A post on San Marcos Middle School's website last week showed a partnership with Illinois-based Kids Around The World to raise over $3,000 dollars to provide 14,000 meals for children in Tanzania. According to Kids Around The World, the group is a Christian organization -- something the ACLU says poses a legal problem for the public school.
California laws prohibit public entities -- including public schools -- from making any type of contribution to any religious sect or sectarian purpose.
“I want the school to get on the right side of the line," said David Loy, legal director for the ACLU's San Diego chapter. "I want the school to comply with the California constitution."
Loy sent a letter notifying the school of the breech.
“I think it’s wonderful work, personally, but California law is very clear that if it is a religious group -- if it has a religious mission, in any part of its mission -- then a public school cannot be supporting that financially or otherwise," he said.
FOX 5 contacted the San Marcos Unified School District. The district responded that San Marcos Middle School is partnering with the group, Friends And Family Community Connection. It released a statement that stated, in part:
"This is a humanitarian effort with no sectarian purpose. FFCC is assisted by kids around the world, which the ACLU has claimed is a religious organization. However, no funds will be directed to KATW. The school planned to give all funds raised to FFCC."

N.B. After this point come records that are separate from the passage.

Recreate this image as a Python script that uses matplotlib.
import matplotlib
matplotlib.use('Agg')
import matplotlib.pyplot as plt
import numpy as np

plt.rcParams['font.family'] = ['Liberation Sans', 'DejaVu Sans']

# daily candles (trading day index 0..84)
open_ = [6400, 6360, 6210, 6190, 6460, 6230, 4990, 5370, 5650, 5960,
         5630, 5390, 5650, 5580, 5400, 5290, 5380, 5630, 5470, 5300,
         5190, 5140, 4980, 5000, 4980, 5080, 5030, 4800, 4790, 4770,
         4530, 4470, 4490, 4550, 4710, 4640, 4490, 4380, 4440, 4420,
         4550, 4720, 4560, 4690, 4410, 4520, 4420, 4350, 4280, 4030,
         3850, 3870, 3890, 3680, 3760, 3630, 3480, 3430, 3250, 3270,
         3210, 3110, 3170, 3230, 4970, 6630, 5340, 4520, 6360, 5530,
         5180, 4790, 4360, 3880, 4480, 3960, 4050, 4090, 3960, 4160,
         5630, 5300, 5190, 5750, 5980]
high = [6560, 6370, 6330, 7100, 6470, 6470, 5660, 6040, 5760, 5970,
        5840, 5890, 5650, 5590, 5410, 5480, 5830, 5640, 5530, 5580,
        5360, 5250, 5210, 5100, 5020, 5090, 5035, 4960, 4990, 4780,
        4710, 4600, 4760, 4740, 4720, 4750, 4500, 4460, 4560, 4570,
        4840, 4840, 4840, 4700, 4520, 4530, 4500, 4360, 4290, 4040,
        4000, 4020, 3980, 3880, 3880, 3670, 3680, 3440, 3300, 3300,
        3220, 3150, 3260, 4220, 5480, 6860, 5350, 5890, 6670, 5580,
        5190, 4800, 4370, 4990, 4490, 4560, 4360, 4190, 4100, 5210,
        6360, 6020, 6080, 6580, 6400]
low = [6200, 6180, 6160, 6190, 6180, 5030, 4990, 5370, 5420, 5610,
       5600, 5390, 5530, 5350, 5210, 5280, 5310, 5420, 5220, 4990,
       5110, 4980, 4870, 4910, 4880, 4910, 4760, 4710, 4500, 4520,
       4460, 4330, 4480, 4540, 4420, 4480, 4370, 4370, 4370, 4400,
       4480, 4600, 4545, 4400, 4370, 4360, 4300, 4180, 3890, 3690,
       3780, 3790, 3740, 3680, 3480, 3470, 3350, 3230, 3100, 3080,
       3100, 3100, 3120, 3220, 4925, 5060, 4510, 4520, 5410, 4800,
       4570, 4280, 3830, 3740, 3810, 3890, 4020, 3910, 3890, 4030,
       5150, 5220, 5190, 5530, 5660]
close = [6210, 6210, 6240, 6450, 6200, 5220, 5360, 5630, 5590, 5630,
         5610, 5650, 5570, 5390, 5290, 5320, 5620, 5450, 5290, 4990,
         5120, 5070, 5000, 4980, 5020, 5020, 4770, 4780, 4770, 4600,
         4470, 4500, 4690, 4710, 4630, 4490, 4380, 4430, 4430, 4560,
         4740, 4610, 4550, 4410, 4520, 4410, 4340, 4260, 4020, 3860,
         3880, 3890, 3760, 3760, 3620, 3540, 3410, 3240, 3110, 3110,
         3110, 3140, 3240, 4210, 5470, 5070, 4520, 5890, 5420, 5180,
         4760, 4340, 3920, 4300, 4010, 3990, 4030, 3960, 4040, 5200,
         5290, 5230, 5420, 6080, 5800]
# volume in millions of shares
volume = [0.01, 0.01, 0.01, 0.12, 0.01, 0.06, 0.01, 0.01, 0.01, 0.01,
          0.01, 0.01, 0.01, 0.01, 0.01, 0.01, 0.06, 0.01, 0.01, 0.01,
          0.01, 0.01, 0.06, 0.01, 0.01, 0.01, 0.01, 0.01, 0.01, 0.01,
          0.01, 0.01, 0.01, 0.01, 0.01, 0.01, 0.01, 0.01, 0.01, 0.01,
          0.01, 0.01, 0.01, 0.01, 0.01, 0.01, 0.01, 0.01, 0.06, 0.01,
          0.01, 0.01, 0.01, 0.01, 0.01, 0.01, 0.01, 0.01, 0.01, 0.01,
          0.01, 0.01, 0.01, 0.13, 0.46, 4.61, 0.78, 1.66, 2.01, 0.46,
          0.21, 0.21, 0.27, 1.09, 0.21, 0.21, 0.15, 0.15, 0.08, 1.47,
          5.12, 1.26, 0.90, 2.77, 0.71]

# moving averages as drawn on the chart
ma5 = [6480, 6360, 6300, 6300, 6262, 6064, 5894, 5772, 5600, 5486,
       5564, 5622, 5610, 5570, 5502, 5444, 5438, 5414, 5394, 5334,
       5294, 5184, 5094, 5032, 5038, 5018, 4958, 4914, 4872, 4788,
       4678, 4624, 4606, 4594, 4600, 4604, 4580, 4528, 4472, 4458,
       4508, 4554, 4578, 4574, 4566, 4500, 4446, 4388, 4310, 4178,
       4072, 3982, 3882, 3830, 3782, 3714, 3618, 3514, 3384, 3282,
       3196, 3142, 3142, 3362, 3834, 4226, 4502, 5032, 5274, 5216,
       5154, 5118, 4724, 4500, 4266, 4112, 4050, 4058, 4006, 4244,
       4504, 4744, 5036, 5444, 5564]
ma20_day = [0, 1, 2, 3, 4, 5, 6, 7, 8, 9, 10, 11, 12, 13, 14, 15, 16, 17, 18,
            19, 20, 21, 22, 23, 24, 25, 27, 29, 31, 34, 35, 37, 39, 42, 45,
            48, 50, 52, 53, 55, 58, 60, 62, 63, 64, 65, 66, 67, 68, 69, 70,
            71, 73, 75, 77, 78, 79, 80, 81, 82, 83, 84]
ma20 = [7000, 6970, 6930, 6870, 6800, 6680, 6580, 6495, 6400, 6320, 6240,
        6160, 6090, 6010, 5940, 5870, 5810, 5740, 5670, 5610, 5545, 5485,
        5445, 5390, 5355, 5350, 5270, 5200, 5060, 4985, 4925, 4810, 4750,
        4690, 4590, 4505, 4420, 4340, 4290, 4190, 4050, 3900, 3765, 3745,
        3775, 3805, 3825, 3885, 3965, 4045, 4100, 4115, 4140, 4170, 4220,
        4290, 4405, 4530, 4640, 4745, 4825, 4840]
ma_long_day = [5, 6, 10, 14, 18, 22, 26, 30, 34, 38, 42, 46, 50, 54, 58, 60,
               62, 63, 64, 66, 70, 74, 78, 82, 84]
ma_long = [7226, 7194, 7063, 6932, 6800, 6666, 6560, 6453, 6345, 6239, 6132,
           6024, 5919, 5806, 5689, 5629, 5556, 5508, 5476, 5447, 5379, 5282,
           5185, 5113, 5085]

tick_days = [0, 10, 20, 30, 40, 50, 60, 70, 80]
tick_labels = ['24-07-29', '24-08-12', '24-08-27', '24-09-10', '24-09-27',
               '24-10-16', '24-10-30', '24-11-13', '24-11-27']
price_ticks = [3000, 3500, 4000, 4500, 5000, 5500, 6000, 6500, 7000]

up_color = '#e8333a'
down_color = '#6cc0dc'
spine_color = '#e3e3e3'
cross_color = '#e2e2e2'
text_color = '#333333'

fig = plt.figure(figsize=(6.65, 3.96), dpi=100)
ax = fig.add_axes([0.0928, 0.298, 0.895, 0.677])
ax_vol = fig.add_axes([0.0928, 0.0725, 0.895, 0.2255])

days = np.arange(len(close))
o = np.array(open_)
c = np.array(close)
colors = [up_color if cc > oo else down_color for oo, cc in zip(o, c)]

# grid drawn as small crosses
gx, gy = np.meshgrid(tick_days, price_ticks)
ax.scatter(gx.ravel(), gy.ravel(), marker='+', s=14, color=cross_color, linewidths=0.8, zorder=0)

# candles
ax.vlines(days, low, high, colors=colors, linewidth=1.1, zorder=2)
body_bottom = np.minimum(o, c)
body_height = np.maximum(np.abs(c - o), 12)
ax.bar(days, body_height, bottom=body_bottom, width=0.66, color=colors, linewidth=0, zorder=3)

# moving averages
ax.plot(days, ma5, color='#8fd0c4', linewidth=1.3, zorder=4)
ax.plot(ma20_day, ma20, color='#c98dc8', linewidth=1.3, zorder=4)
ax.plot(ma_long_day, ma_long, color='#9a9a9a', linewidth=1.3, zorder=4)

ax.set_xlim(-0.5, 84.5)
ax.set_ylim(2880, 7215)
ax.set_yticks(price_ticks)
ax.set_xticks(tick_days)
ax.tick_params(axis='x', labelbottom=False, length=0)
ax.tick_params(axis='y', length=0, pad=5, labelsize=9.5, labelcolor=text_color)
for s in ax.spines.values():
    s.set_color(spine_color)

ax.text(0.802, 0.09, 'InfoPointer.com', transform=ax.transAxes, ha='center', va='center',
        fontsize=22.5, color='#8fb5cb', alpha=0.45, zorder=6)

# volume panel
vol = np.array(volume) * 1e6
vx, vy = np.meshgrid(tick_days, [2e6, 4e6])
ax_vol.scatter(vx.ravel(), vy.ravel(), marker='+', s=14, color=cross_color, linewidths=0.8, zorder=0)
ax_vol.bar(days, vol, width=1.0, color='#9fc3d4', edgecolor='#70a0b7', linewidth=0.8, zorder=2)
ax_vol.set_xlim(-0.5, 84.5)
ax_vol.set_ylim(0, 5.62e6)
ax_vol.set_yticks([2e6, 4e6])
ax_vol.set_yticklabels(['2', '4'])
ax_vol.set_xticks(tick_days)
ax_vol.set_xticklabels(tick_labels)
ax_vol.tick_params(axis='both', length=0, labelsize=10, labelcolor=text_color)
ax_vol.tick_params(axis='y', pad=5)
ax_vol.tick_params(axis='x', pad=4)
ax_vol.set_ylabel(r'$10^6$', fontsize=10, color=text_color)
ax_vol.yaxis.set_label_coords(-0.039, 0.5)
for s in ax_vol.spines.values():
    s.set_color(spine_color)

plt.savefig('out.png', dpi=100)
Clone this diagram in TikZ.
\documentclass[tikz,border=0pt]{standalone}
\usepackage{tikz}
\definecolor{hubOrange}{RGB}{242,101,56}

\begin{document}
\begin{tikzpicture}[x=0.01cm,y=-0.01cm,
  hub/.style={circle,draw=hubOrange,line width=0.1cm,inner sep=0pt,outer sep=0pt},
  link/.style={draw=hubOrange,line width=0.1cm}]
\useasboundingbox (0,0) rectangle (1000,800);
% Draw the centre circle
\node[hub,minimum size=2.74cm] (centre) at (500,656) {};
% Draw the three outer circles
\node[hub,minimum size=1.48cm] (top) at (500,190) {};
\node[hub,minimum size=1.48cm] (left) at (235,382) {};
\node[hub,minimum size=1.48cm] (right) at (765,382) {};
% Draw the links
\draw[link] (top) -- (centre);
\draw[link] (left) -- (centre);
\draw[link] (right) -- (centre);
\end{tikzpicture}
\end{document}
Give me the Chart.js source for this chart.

The school’s website was updated Friday, removing the Kids Around The World reference. The ACLU says changing the organization doesn't necessarily solve the school’s problem.
“If any support of aid flows to any part of the religious groups organization mission, or any part of its operation, then that’s prohibited for a public school to do," Loy said.
The district has conveyed it understands the concern and the district superintendent is now investigating the fundraising with its legal counsel.
The ACLU is asking that the money be diverted to another group altogether to eliminate the religious association.
“The law is clear. Period," Loy said.